Judge Jesse M. Furman (S.D.N.Y.) recently denied Plaintiff Chengdu Tops Technology Co., Ltd.’s (“Chengdu”) motion seeking a temporary restraining order (“TRO”) against “a slew of merchant Defendants” to enjoin “the manufacture, importation, distribution, sale, offer for sale, and profiting from the sale of [Chengdu’s] patented product in the United States.” Slip Op. at 1. Chengdu alleged infringement of U.S. Patent No. D958,222 (the “’222 Patent”) for a “360-degree ‘photobooth.’” Id. The Court explained that, like a preliminary injunction, in order to obtain a TRO, the “movant must show: (1) that it will suffer irreparable harm without the TRO or injunction; (2) that it is likely to succeed on the merits of its claim; and (3) that the balance of hardships tips in its favor.” Id.

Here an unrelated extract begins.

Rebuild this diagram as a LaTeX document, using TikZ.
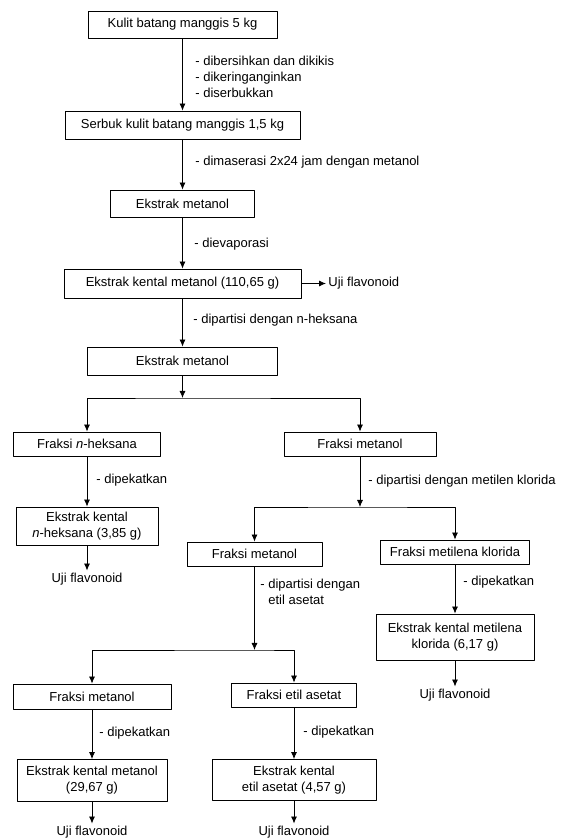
\documentclass[tikz,border=0pt]{standalone}
\usepackage{fontspec}
\setmainfont{Liberation Sans}
\usetikzlibrary{arrows.meta}

\begin{document}
\begin{tikzpicture}[>={Latex[length=7bp,width=6bp]},join=bevel,line width=0.8bp,
  font=\fontsize{13bp}{16bp}\selectfont,
  box/.style={draw,rectangle,align=center,inner sep=2bp},
  lbl/.style={anchor=west,align=left,inner sep=0bp},
  uji/.style={inner sep=2bp}]
%%
\useasboundingbox (0bp,0bp) rectangle (562bp,840bp);
%
% batang utama
  \node (1) at (182.5bp,815.5bp) [box,minimum width=189bp,minimum height=27bp] {Kulit batang manggis 5 kg};
  \node (2) at (182.5bp,715bp) [box,minimum width=235bp,minimum height=28bp] {Serbuk kulit batang manggis 1,5 kg};
  \node (3) at (182.5bp,636.5bp) [box,minimum width=144bp,minimum height=27bp] {Ekstrak metanol};
  \node (4) at (182.5bp,556.5bp) [box,minimum width=237bp,minimum height=29bp] {Ekstrak kental metanol (110,65 g)};
  \node (5) at (182.5bp,479bp) [box,minimum width=190bp,minimum height=28bp] {Ekstrak metanol};
  \node (16) at (326bp,556.5bp) [uji,anchor=west] {Uji flavonoid};

  \node (l1) at (195bp,763bp) [lbl] {- dibersihkan dan dikikis\\- dikeringanginkan\\- diserbukkan};
  \node (l2) at (195bp,678bp) [lbl] {- dimaserasi 2x24 jam dengan metanol};
  \node (l3) at (194bp,596bp) [lbl] {- dievaporasi};
  \node (l4) at (193bp,520bp) [lbl] {- dipartisi dengan n-heksana};
  \coordinate (s1) at (182.5bp,442bp);
%
% fraksi n-heksana
  \node (6) at (87bp,396bp) [box,minimum width=147bp,minimum height=24bp] {Fraksi \textit{n}-heksana};
  \node (7) at (87bp,314bp) [box,minimum width=142bp,minimum height=38bp] {Ekstrak kental\\\textit{n}-heksana (3,85 g)};
  \node (17) at (87bp,261bp) [uji] {Uji flavonoid};
  \node (l5) at (96bp,360bp) [lbl] {- dipekatkan};
%
% fraksi metanol
  \node (8) at (360bp,396bp) [box,minimum width=152bp,minimum height=24bp] {Fraksi metanol};
  \node (l6) at (368bp,359bp) [lbl] {- dipartisi dengan metilen klorida};
  \coordinate (s2) at (360bp,333bp);
  \node (9) at (254.5bp,286bp) [box,minimum width=135bp,minimum height=24bp] {Fraksi metanol};
  \node (l7) at (260bp,248.5bp) [lbl] {- dipartisi dengan\\\phantom{- }etil asetat};
  \coordinate (s3) at (254.5bp,190bp);
  \node (14) at (455bp,288bp) [box,minimum width=149bp,minimum height=24bp] {Fraksi metilena klorida};
  \node (l10) at (463bp,258bp) [lbl] {- dipekatkan};
  \node (15) at (455bp,203bp) [box,minimum width=158bp,minimum height=46bp] {Ekstrak kental metilena\\klorida (6,17 g)};
  \node (20) at (455bp,145bp) [uji] {Uji flavonoid};
%
% baris bawah
  \node (10) at (92bp,143.5bp) [box,minimum width=158bp,minimum height=25bp] {Fraksi metanol};
  \node (l8) at (99bp,107bp) [lbl] {- dipekatkan};
  \node (11) at (92bp,59.5bp) [box,minimum width=150bp,minimum height=42bp] {Ekstrak kental metanol\\(29,67 g)};
  \node (18) at (92bp,8bp) [uji] {Uji flavonoid};
  \node (12) at (294bp,145bp) [box,minimum width=125bp,minimum height=24bp] {Fraksi etil asetat};
  \node (l9) at (303bp,108bp) [lbl] {- dipekatkan};
  \node (13) at (294bp,60bp) [box,minimum width=164bp,minimum height=41bp] {Ekstrak kental\\etil asetat (4,57 g)};
  \node (19) at (294bp,8bp) [uji] {Uji flavonoid};

  \path[->] (1) edge (2);
  \path[->] (2) edge (3);
  \path[->] (3) edge (4);
  \path[->] (4) edge (16);
  \path[->] (4) edge (5);
  \draw[->] (5) -- (s1);
  \draw[<->] (6) |- (s1) -| (8);
  \path[->] (6) edge (7);
  \path[->] (7) edge (17);
  \draw[->] (8) -- (s2);
  \draw[<->] (9) |- (s2) -| (14);
  \path[->] (14) edge (15);
  \path[->] (15) edge (20);
  \draw[->] (9) -- (s3);
  \draw[<->] (10) |- (s3) -| (12);
  \path[->] (10) edge (11);
  \path[->] (11) edge (18);
  \path[->] (12) edge (13);
  \path[->] (13) edge (19);
%
\end{tikzpicture}
\end{document}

In denying Chengdu’s motion, the Court found that Chengdu had failed to show both: (i) “that it will suffer irreparable harm without a TRO” and (ii) “likelihood of success on the merits.” Id. at 2.
On irreparable harm, the Court found Chengdu’s argument that it would “suffer ‘loss of goodwill and reputation’ as a result of ‘consumer confusion between [its] products and Defendants’ competing Accused Products,’” to be “entirely speculative.” Id. Moreover, Chengdu “neither ‘identified its own product that allegedly competes against Defendants’ products’ nor ‘set forth any specific facts or evidence demonstrating that competition against Defendants would harm its goodwill and reputation.’” Id. The Court further noted that Chengdu “delayed in seeking relief” by “wait[ing] years to bring th[e] action” when “Defendants have been selling products in the United States since 2021” and the ’222 Patent issued in 2022. Id. Chengdu further delayed by requesting “that the Court postpone the TRO hearing by a week because Plaintiff’s counsel left for vacation a day after the motion was filed” and requested and received “a three-week extension of its deadline to file a reply in support of its TRO motion.” Id.
On likelihood of success, the Court explained that Chengdu’s complaint “‘does not once name the ’222 Patent, what design it covers, what products Plaintiff sells (if any), or Defendants’ accused products” and Chengdu’s “motion papers do not name the ’222 Patent, Chengdu’s [] products, Defendants’ products, or demonstrate why Defendants’ products infringe the ’222 Patent.” Id. at 3. Because there was “no infringement analysis whatsoever,” the Court concluded that Chengdu did not meet its burden of demonstrating a likelihood of success.
The case is Chengdu Tops Tech. Co. Ltd. v. P’ships & Unincorporated Ass’ns Identified in Schedule A, No. 25-cv-4345 (JMF) (S.D.N.Y. July 8, 2025).